◆ DATASET EXCERPTS ◆
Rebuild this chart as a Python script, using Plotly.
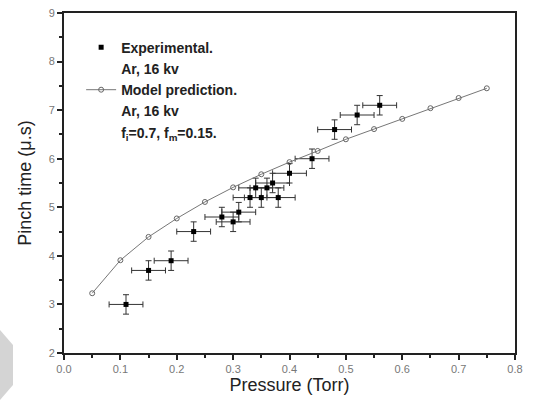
import plotly.graph_objects as go

# model prediction curve
model_p = [0.05, 0.10, 0.15, 0.20, 0.25, 0.30, 0.35, 0.40, 0.45, 0.50, 0.55, 0.60, 0.65, 0.70, 0.75]
model_t = [3.23, 3.91, 4.39, 4.77, 5.11, 5.41, 5.68, 5.93, 6.16, 6.40, 6.61, 6.82, 7.04, 7.25, 7.45]

# experimental points (Ar, 16 kV)
exp_p = [0.11, 0.15, 0.19, 0.23, 0.28, 0.30, 0.31, 0.33, 0.34, 0.35, 0.36, 0.37, 0.38, 0.40, 0.44, 0.48, 0.52, 0.56]
exp_t = [3.0, 3.7, 3.9, 4.5, 4.8, 4.7, 4.9, 5.2, 5.4, 5.2, 5.4, 5.5, 5.2, 5.7, 6.0, 6.6, 6.9, 7.1]
err_p = 0.03
err_t = 0.2

font = "Liberation Sans, Arial, sans-serif"


def legend_line(text, group):
    # text-only legend row (invisible symbol)
    return go.Scatter(x=[None], y=[None], mode='lines', name=text, legendgroup=group,
                      line=dict(width=0, color='rgba(0,0,0,0)'), hoverinfo='skip')


fig = go.Figure()

fig.add_trace(go.Scatter(
    x=exp_p, y=exp_t, mode='markers',
    name='<b>Experimental.</b>', legendgroup='exp',
    marker=dict(symbol='square', size=5, color='black'),
    error_x=dict(type='constant', value=err_p, color='#333', thickness=1, width=3),
    error_y=dict(type='constant', value=err_t, color='#333', thickness=1, width=3),
))
fig.add_trace(legend_line('<b>Ar, 16 kv</b>', 'exp'))

fig.add_trace(go.Scatter(
    x=model_p, y=model_t, mode='lines+markers',
    name='<b>Model prediction.</b>', legendgroup='model',
    line=dict(color='#777', width=1),
    marker=dict(symbol='circle-open', size=5, color='#666', line=dict(width=1)),
))
fig.add_trace(legend_line('<b>Ar, 16 kv</b>', 'model'))
fig.add_trace(legend_line('<b>f<sub>i</sub>=0.7, f<sub>m</sub>=0.15.</b>', 'model'))

# grey scan artefact at the lower left
fig.add_shape(type='path', xref='paper', yref='paper',
              path='M -0.1419 0.0676 L -0.1131 0.0235 L -0.1131 -0.0941 L -0.1419 -0.138 Z',
              fillcolor='#d4d4d4', line=dict(width=0))

fig.update_xaxes(
    range=[0, 0.8], dtick=0.1, tickformat='.1f', automargin=False,
    showline=True, linecolor='#222', linewidth=2, mirror=True,
    ticks='outside', ticklen=5, tickwidth=1.5, tickcolor='#222',
    minor=dict(dtick=0.05, ticks='outside', ticklen=3, tickcolor='#222'),
    showgrid=False, zeroline=False,
    tickfont=dict(family=font, size=11, color='#777'),
    title=dict(text='Pressure (Torr)', font=dict(family=font, size=18, color='#222'), standoff=4),
)
fig.update_yaxes(
    range=[2, 9], dtick=1, automargin=False,
    showline=True, linecolor='#222', linewidth=2, mirror=True,
    ticks='outside', ticklen=5, tickwidth=1.5, tickcolor='#222',
    minor=dict(dtick=0.5, ticks='outside', ticklen=3, tickcolor='#222'),
    showgrid=False, zeroline=False,
    tickfont=dict(family=font, size=11, color='#777'),
    title=dict(text='Pinch time (\u03bc.s)', font=dict(family=font, size=18, color='#222'), standoff=12),
)

fig.update_layout(
    width=533, height=407,
    margin=dict(l=64, r=18, t=13, b=54),
    plot_bgcolor='white', paper_bgcolor='white',
    showlegend=True,
    legend=dict(x=0.038, y=0.945, xanchor='left', yanchor='top',
                valign='top', bgcolor='rgba(0,0,0,0)', tracegroupgap=0,
                font=dict(family=font, size=14, color='#222')),
)

# drop the browser's default 8px body margin so the figure fills the window
fig.write_html("out.html", config={'displayModeBar': False},
               post_script="document.body.style.margin = '0';")
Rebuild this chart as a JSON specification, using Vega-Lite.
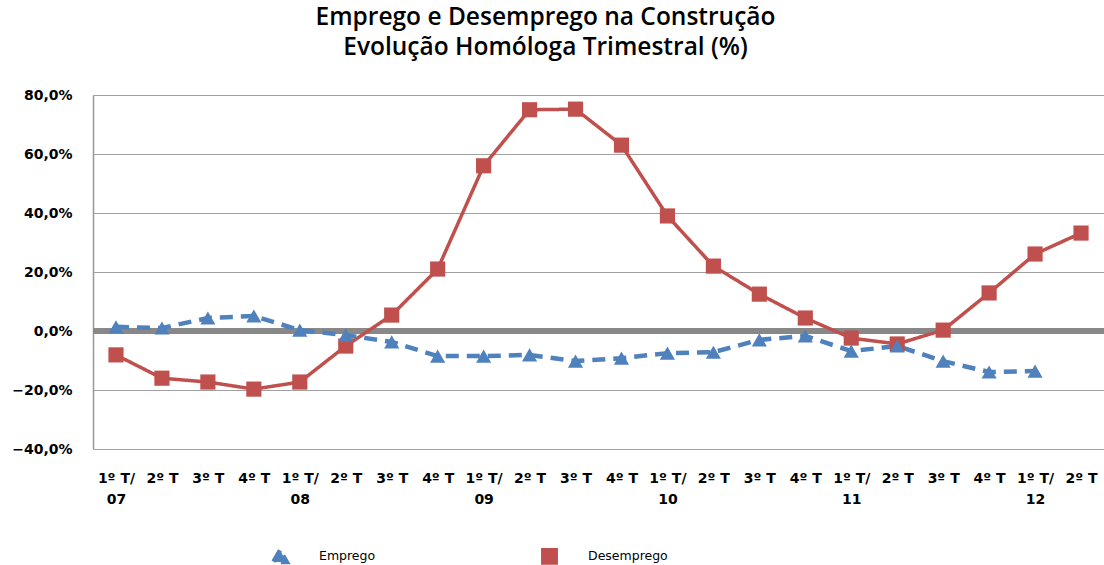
{
  "$schema": "https://vega.github.io/schema/vega-lite/v6.json",
  "autosize": "none",
  "width": 1011,
  "height": 354,
  "padding": {"left": 93, "top": 95, "right": 0, "bottom": 116},
  "background": "white",
  "title": {
    "text": ["Emprego e Desemprego na Construção", "Evolução Homóloga Trimestral (%)"],
    "font": "Open Sans",
    "fontSize": 24.5,
    "fontWeight": 600,
    "color": "#000000",
    "lineHeight": 30,
    "anchor": "middle",
    "dx": -53,
    "offset": 28
  },
  "config": {
    "view": {"stroke": null},
    "font": "DejaVu Sans"
  },
  "data": {
    "values": [
      {"trimestre": "1º T/|07", "serie": "Desemprego", "valor": -8.1},
      {"trimestre": "2º T|07", "serie": "Desemprego", "valor": -16.0},
      {"trimestre": "3º T|07", "serie": "Desemprego", "valor": -17.3},
      {"trimestre": "4º T|07", "serie": "Desemprego", "valor": -19.7},
      {"trimestre": "1º T/|08", "serie": "Desemprego", "valor": -17.3},
      {"trimestre": "2º T|08", "serie": "Desemprego", "valor": -5.1},
      {"trimestre": "3º T|08", "serie": "Desemprego", "valor": 5.4},
      {"trimestre": "4º T|08", "serie": "Desemprego", "valor": 21.0},
      {"trimestre": "1º T/|09", "serie": "Desemprego", "valor": 56.0},
      {"trimestre": "2º T|09", "serie": "Desemprego", "valor": 75.0},
      {"trimestre": "3º T|09", "serie": "Desemprego", "valor": 75.2},
      {"trimestre": "4º T|09", "serie": "Desemprego", "valor": 63.0},
      {"trimestre": "1º T/|10", "serie": "Desemprego", "valor": 39.0},
      {"trimestre": "2º T|10", "serie": "Desemprego", "valor": 22.0},
      {"trimestre": "3º T|10", "serie": "Desemprego", "valor": 12.5},
      {"trimestre": "4º T|10", "serie": "Desemprego", "valor": 4.4},
      {"trimestre": "1º T/|11", "serie": "Desemprego", "valor": -2.4},
      {"trimestre": "2º T|11", "serie": "Desemprego", "valor": -4.4},
      {"trimestre": "3º T|11", "serie": "Desemprego", "valor": 0.3},
      {"trimestre": "4º T|11", "serie": "Desemprego", "valor": 12.9},
      {"trimestre": "1º T/|12", "serie": "Desemprego", "valor": 26.1},
      {"trimestre": "2º T|12", "serie": "Desemprego", "valor": 33.2},
      {"trimestre": "1º T/|07", "serie": "Emprego", "valor": 1.4},
      {"trimestre": "2º T|07", "serie": "Emprego", "valor": 1.0},
      {"trimestre": "3º T|07", "serie": "Emprego", "valor": 4.4},
      {"trimestre": "4º T|07", "serie": "Emprego", "valor": 5.1},
      {"trimestre": "1º T/|08", "serie": "Emprego", "valor": 0.3},
      {"trimestre": "2º T|08", "serie": "Emprego", "valor": -1.4},
      {"trimestre": "3º T|08", "serie": "Emprego", "valor": -3.7},
      {"trimestre": "4º T|08", "serie": "Emprego", "valor": -8.5},
      {"trimestre": "1º T/|09", "serie": "Emprego", "valor": -8.5},
      {"trimestre": "2º T|09", "serie": "Emprego", "valor": -8.1},
      {"trimestre": "3º T|09", "serie": "Emprego", "valor": -10.2},
      {"trimestre": "4º T|09", "serie": "Emprego", "valor": -9.2},
      {"trimestre": "1º T/|10", "serie": "Emprego", "valor": -7.5},
      {"trimestre": "2º T|10", "serie": "Emprego", "valor": -7.2},
      {"trimestre": "3º T|10", "serie": "Emprego", "valor": -3.0},
      {"trimestre": "4º T|10", "serie": "Emprego", "valor": -1.7},
      {"trimestre": "1º T/|11", "serie": "Emprego", "valor": -6.8},
      {"trimestre": "2º T|11", "serie": "Emprego", "valor": -5.1},
      {"trimestre": "3º T|11", "serie": "Emprego", "valor": -10.2},
      {"trimestre": "4º T|11", "serie": "Emprego", "valor": -13.9},
      {"trimestre": "1º T/|12", "serie": "Emprego", "valor": -13.6}
    ]
  },
  "layer": [
    {
      "mark": {"type": "rule", "color": "#888888", "strokeWidth": 5},
      "encoding": {"y": {"datum": 0, "type": "quantitative"}}
    },
    {
      "encoding": {
        "x": {
          "field": "trimestre",
          "type": "ordinal",
          "sort": null,
          "title": null,
          "axis": {
            "labelExpr": "length(datum.value) > 7 ? split(datum.value, '|') : split(datum.value, '|')[0]",
            "labelAngle": 0,
            "labelFont": "DejaVu Sans",
            "labelFontSize": 14,
            "labelFontWeight": "bold",
            "labelColor": "#000000",
            "labelPadding": 22,
            "labelLineHeight": 21,
            "labelBaseline": "top",
            "ticks": false,
            "domain": false,
            "grid": false
          }
        },
        "y": {
          "field": "valor",
          "type": "quantitative",
          "title": null,
          "scale": {"domain": [-40, 80], "nice": false},
          "axis": {
            "values": [-40, -20, 0, 20, 40, 60, 80],
            "labelExpr": "replace(format(datum.value, '.1f'), '.', ',') + '%'",
            "labelFont": "DejaVu Sans",
            "labelFontSize": 14,
            "labelFontWeight": "bold",
            "labelColor": "#000000",
            "labelPadding": 21,
            "ticks": false,
            "domain": true,
            "domainColor": "#999999",
            "domainWidth": 1.5,
            "grid": true,
            "gridColor": "#a0a0a0",
            "gridWidth": 1.2
          }
        },
        "color": {
          "field": "serie",
          "type": "nominal",
          "scale": {"domain": ["Emprego", "Desemprego"], "range": ["#4F81BD", "#C0504D"]},
          "legend": {
            "orient": "none",
            "legendX": 178,
            "legendY": 452,
            "direction": "horizontal",
            "title": null,
            "labelFont": "DejaVu Sans",
            "labelFontSize": 12.5,
            "labelColor": "#000000",
            "symbolSize": 180,
            "symbolStrokeWidth": 0,
            "columnPadding": 159,
            "labelOffset": 30
          }
        }
      },
      "layer": [
        {
          "mark": {"type": "line"},
          "encoding": {
            "strokeDash": {
              "field": "serie",
              "type": "nominal",
              "scale": {"domain": ["Emprego", "Desemprego"], "range": [[13, 8], [1, 0]]},
              "legend": null
            },
            "strokeWidth": {
              "field": "serie",
              "type": "nominal",
              "scale": {"domain": ["Emprego", "Desemprego"], "range": [4.5, 3.5]},
              "legend": null
            }
          }
        },
        {
          "mark": {"type": "point", "filled": true, "opacity": 1},
          "encoding": {
            "shape": {
              "field": "serie",
              "type": "nominal",
              "scale": {"domain": ["Emprego", "Desemprego"], "range": ["triangle-up", "square"]}
            },
            "size": {"value": 230}
          }
        }
      ]
    }
  ]
}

◆ EXERCISE OBJECTIVE ◆
Go from the first line of the listing to the line holding "7.04, 7.25, 7.45]" and, please, transcribe those lines exactly, both included, with no pictures.

◆ TASK OUTPUT ◆
Rebuild this chart as a Python script, using Plotly.
import plotly.graph_objects as go

# model prediction curve
model_p = [0.05, 0.10, 0.15, 0.20, 0.25, 0.30, 0.35, 0.40, 0.45, 0.50, 0.55, 0.60, 0.65, 0.70, 0.75]
model_t = [3.23, 3.91, 4.39, 4.77, 5.11, 5.41, 5.68, 5.93, 6.16, 6.40, 6.61, 6.82, 7.04, 7.25, 7.45]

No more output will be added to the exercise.